**Dataset content:**
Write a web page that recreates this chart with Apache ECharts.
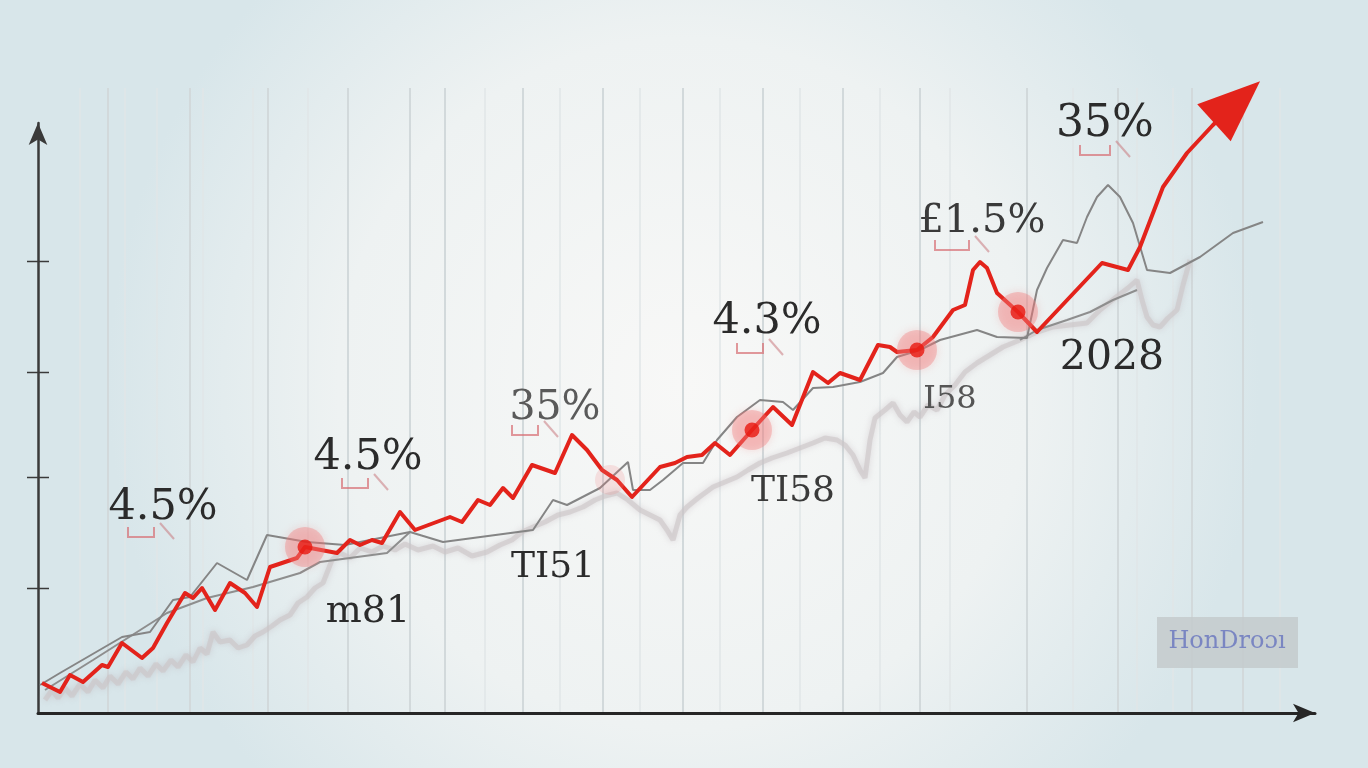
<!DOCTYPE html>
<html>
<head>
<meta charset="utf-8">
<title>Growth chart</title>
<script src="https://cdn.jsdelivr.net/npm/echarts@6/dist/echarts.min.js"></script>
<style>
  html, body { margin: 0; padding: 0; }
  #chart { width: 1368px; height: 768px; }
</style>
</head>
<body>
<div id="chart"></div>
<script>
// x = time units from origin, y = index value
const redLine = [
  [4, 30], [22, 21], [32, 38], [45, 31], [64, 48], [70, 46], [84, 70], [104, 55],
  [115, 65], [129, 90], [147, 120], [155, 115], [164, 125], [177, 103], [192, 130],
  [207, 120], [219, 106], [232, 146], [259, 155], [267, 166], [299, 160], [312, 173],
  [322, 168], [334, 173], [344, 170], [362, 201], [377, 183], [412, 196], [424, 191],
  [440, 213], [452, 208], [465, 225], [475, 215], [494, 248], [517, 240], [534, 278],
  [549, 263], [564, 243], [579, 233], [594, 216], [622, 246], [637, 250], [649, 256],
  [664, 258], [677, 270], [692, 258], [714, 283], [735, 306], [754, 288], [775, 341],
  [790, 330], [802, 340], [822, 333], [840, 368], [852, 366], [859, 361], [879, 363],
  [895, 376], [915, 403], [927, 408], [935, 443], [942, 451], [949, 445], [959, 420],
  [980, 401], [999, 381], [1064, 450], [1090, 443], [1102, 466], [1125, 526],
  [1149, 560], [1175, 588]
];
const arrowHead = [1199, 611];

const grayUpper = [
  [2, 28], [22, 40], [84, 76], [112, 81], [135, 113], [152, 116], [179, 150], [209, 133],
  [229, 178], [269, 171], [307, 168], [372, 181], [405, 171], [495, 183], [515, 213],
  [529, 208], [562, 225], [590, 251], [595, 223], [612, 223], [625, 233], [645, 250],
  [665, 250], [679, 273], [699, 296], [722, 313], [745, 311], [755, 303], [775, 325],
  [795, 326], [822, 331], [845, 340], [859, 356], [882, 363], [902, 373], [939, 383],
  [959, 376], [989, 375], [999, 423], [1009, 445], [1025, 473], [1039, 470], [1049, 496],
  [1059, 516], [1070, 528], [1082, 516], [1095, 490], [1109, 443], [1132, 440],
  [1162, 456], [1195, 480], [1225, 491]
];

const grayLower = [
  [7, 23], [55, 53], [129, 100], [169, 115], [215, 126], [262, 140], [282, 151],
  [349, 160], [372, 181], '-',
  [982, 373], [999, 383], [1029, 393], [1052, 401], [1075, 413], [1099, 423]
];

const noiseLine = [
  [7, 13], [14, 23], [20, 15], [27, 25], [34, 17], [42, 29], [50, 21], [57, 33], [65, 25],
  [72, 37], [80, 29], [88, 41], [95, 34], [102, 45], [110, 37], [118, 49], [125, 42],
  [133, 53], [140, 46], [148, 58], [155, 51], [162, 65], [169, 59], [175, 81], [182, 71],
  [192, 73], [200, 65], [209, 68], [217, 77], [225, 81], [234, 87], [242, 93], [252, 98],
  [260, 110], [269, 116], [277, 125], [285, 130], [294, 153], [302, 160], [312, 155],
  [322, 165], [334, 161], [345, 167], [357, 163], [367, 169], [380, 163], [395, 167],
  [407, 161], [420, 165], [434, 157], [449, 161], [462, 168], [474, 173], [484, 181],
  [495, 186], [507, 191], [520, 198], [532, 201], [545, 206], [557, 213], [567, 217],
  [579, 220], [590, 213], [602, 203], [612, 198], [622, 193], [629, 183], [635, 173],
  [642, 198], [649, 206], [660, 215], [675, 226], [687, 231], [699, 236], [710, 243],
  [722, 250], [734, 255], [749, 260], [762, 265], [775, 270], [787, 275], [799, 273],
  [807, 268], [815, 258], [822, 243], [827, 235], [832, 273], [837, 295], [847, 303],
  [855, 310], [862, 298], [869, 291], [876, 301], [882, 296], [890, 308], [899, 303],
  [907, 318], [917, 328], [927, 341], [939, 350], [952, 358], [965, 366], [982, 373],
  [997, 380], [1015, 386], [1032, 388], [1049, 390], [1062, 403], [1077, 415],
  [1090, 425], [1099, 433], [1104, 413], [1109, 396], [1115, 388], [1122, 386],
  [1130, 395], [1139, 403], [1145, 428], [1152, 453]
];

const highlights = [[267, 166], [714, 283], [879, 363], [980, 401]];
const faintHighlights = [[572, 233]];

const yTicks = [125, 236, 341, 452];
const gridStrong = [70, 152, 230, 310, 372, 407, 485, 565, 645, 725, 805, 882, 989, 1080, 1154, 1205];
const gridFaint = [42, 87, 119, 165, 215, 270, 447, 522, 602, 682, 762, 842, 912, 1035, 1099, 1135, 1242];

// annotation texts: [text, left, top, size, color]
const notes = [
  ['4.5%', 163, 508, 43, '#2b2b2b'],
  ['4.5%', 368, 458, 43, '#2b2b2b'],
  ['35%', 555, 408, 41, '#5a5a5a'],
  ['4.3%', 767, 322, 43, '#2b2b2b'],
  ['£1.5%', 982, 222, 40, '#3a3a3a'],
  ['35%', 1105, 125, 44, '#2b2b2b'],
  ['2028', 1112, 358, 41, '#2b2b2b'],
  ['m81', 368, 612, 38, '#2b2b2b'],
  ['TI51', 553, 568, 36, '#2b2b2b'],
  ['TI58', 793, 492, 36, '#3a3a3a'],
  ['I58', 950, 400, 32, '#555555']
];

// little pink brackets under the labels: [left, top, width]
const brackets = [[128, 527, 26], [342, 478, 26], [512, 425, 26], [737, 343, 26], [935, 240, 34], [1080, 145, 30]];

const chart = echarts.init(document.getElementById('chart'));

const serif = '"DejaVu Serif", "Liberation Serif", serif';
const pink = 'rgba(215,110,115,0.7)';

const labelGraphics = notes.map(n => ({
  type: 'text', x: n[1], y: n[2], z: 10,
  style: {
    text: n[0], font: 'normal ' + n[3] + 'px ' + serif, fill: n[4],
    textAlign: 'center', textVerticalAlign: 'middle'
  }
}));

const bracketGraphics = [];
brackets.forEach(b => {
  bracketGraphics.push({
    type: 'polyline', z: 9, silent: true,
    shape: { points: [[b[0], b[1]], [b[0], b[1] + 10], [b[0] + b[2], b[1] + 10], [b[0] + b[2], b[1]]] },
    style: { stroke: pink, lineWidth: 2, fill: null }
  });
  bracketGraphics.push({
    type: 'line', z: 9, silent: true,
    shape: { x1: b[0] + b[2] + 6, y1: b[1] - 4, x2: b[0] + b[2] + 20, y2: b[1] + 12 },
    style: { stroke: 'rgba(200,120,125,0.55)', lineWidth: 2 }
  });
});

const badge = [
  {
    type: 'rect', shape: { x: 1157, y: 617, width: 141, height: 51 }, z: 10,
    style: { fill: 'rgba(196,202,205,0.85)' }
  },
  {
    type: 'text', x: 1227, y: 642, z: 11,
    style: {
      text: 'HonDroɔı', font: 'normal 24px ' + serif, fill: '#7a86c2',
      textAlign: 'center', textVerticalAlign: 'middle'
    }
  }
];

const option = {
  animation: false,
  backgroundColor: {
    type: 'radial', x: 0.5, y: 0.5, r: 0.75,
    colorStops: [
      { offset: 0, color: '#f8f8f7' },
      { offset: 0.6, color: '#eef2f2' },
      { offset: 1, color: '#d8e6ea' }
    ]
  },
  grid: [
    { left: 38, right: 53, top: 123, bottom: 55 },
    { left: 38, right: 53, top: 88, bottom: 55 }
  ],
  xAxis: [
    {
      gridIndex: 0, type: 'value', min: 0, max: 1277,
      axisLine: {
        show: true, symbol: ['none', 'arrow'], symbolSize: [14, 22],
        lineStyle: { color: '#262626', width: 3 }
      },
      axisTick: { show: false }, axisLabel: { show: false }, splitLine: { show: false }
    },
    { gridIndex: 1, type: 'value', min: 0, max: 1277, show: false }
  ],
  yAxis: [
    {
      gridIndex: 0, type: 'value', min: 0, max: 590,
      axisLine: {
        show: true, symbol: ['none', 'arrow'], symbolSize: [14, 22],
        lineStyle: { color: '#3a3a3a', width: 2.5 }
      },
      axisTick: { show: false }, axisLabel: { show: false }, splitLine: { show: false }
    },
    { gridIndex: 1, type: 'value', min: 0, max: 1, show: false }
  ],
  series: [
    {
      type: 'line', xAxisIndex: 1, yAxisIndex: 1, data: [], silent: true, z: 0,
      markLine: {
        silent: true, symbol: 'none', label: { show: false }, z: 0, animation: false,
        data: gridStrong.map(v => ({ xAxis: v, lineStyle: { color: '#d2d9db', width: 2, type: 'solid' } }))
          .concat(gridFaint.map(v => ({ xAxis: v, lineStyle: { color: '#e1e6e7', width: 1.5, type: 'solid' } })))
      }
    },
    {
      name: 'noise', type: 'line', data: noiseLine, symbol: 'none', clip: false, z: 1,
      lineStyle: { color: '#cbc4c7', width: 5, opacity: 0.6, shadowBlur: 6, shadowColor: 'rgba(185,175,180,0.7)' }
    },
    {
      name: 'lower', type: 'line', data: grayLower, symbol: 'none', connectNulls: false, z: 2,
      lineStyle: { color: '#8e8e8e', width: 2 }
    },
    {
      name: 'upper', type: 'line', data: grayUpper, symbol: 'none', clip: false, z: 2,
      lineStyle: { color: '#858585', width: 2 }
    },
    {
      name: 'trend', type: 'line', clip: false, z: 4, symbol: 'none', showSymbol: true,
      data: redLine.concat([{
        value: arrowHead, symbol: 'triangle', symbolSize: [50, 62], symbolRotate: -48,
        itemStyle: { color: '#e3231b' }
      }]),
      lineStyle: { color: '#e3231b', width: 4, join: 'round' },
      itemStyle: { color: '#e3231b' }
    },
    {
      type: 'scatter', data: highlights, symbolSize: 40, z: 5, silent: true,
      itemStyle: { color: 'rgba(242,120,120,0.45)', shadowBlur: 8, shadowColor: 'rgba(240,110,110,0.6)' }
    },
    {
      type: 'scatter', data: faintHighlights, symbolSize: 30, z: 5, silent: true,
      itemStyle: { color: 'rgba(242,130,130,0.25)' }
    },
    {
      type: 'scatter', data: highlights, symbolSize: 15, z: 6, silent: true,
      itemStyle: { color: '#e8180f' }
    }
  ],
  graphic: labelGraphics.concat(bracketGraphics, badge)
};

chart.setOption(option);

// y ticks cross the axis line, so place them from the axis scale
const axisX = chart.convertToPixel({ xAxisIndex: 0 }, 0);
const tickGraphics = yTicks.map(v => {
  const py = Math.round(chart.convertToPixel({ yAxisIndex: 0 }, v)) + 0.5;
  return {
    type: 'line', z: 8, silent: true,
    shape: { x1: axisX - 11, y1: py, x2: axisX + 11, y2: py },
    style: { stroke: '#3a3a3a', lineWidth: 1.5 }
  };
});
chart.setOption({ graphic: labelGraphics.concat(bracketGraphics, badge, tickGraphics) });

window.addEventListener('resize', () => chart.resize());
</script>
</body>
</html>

**Aim:**
Give back exactly the lines from the first line of the data through the line with "const arrowHead = [1199, 611];", pictures excluded.

**Solution to the exercise:**
Write a web page that recreates this chart with Apache ECharts.
<!DOCTYPE html>
<html>
<head>
<meta charset="utf-8">
<title>Growth chart</title>
<script src="https://cdn.jsdelivr.net/npm/echarts@6/dist/echarts.min.js"></script>
<style>
  html, body { margin: 0; padding: 0; }
  #chart { width: 1368px; height: 768px; }
</style>
</head>
<body>
<div id="chart"></div>
<script>
// x = time units from origin, y = index value
const redLine = [
  [4, 30], [22, 21], [32, 38], [45, 31], [64, 48], [70, 46], [84, 70], [104, 55],
  [115, 65], [129, 90], [147, 120], [155, 115], [164, 125], [177, 103], [192, 130],
  [207, 120], [219, 106], [232, 146], [259, 155], [267, 166], [299, 160], [312, 173],
  [322, 168], [334, 173], [344, 170], [362, 201], [377, 183], [412, 196], [424, 191],
  [440, 213], [452, 208], [465, 225], [475, 215], [494, 248], [517, 240], [534, 278],
  [549, 263], [564, 243], [579, 233], [594, 216], [622, 246], [637, 250], [649, 256],
  [664, 258], [677, 270], [692, 258], [714, 283], [735, 306], [754, 288], [775, 341],
  [790, 330], [802, 340], [822, 333], [840, 368], [852, 366], [859, 361], [879, 363],
  [895, 376], [915, 403], [927, 408], [935, 443], [942, 451], [949, 445], [959, 420],
  [980, 401], [999, 381], [1064, 450], [1090, 443], [1102, 466], [1125, 526],
  [1149, 560], [1175, 588]
];
const arrowHead = [1199, 611];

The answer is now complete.